We have all been there. Someone says something during a business meeting, or social gathering that conflicts with our ideas, possibly offending us. Our heart begins to pound, our body fills with emotion, but we can barely talk. Our stress system is alerted and adrenalin is released.
Should we remain silent or speak-up? We know that, if we speak now, our words may sound like an attack. When this happens, how do we confront the situation, deliver a true message, and create a dialogue to communicate ideas, thoughts and feelings effectively?
I’m Carol Edelson Chervin and my company, Speakstyles offers “Coaching for Authentic Communication.” When opinions vary and emotions run strong, we’re often at our worst.
To be authentic with our communication and create a dialogue, we can turn to this four-step process.
First, No matter what happens, ask yourself, “What do I really want the outcome of this communication to look like? This question helps you sort through short-term emotion and turns your attention toward a desired outcome. If the emotion is overwhelming, breathe slowly and deeply. That will help calm and re-focus you on what you want to say. Understand that an emotion like anger is an automatic response that last only 90 seconds until it runs its course. If it lasts longer, we have chosen to rekindle it.
Second, speak to what you are noticing from your own perspective. For example, you might say, “What I’m hearing is that we have a difference of opinion and I’d like to open this up to a discussion. Would that work for you?” This allows you to become an observer and open up dialogue in a non-threatening way.
Third, remember that communication is not just words. Pay close attention to the tone of your voice and body language. A key to this is understanding your personal style and how you come across.

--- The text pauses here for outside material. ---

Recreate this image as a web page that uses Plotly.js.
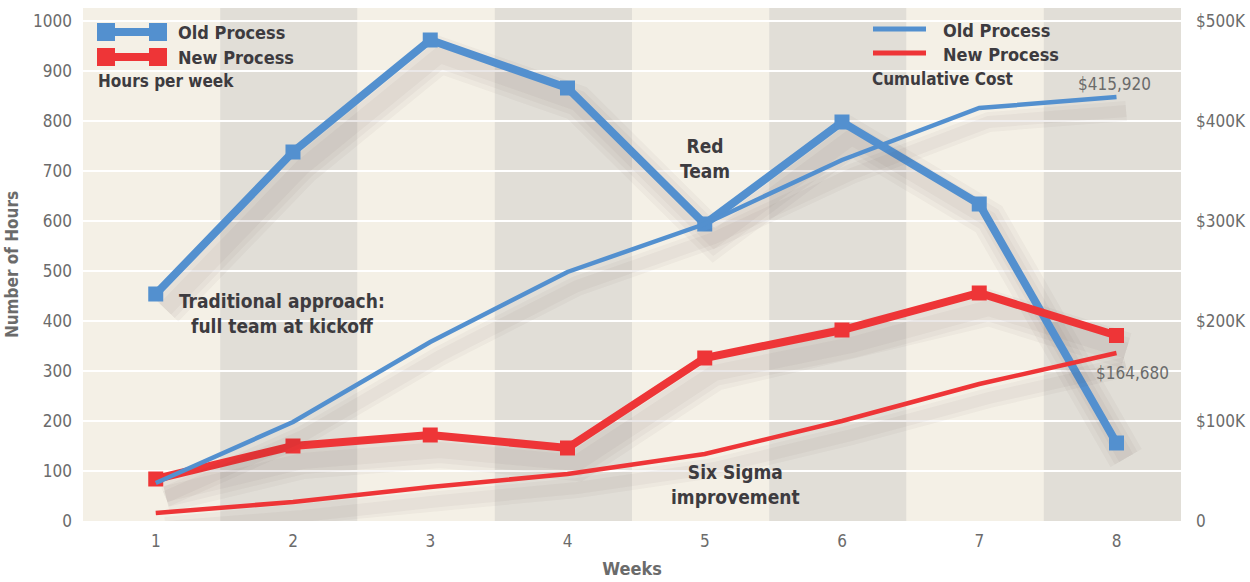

Finally, once you feel the communication is complete, get closure. In a business meeting, this might be a call-to-action. In a personal dialogue, it might be summarizing what occurred, your feelings or what you would like to happen next.
The good news is that authentic and effective communication skills can be learned.
Following this four-step process can take you out of the emotional state of upset that inhibits effective communication into an arena which facilitates assertive communication and dialogue.